Here are some examples of system tables we use on every request:
- Tables table: We need to know what tables exist so we know what we can read from and write to.
- Indexes table: We need to know what indexes are available for queries.
- Schemas table: We check that every write is compatible with your schema.
- Backend state: No functions can run when your deployment is disabled.
The module cache and in-memory index cache both use a sophisticated asynchronous LRU cache. In the past, we've seen thundering-herd issues with the module cache. One request takes a long time, and then subsequent requests and retries all fetching the same module add to the load. The asynchronous LRU we developed asynchronously loads values for a particular key at most once, returning the result to all callers who are waiting for that key.
Request routing
The system metadata caches are only useful for reducing latency if backends consistently send requests to the same Funrun instances so there are few cache misses. We have a client at our service discovery layer that establishes connections to upstream Funrun instances and sends at most 32 requests at one time to any particular Funrun. It uses the Rendezvous hashing algorithm to consistently send requests from a client to the same node until the limit.
Isolate reuse
Another source of latency is V8 isolate creation. For security, isolate contexts are not reused between requests, and isolates are only reused when requests come from the same backend.

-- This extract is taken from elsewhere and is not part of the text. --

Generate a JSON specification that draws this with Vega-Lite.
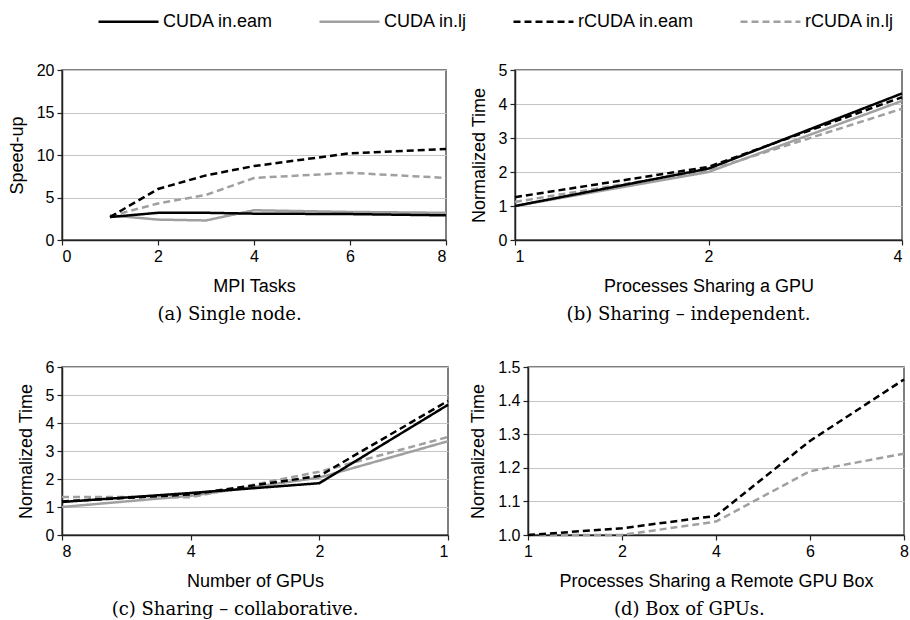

The isolate scheduler keeps track of which backends used an isolate and picks the most recently used isolate that has been used by the backend before. Otherwise it creates a new one.
Performance
With these improvements, Funrun query and mutation performance using Funrun is about the same as when functions are executed in backend, with the median less than 20ms.
Impact
We rolled out Funrun to users in early March 2024, enabling pro customers to run 10 times as many functions concurrently. Now that Funrun is its own multi-tenant service, we can easily scale horizontally by increasing the number of Funrun instances as our customers’ applications scale. We managed to distribute the system without sacrificing performance.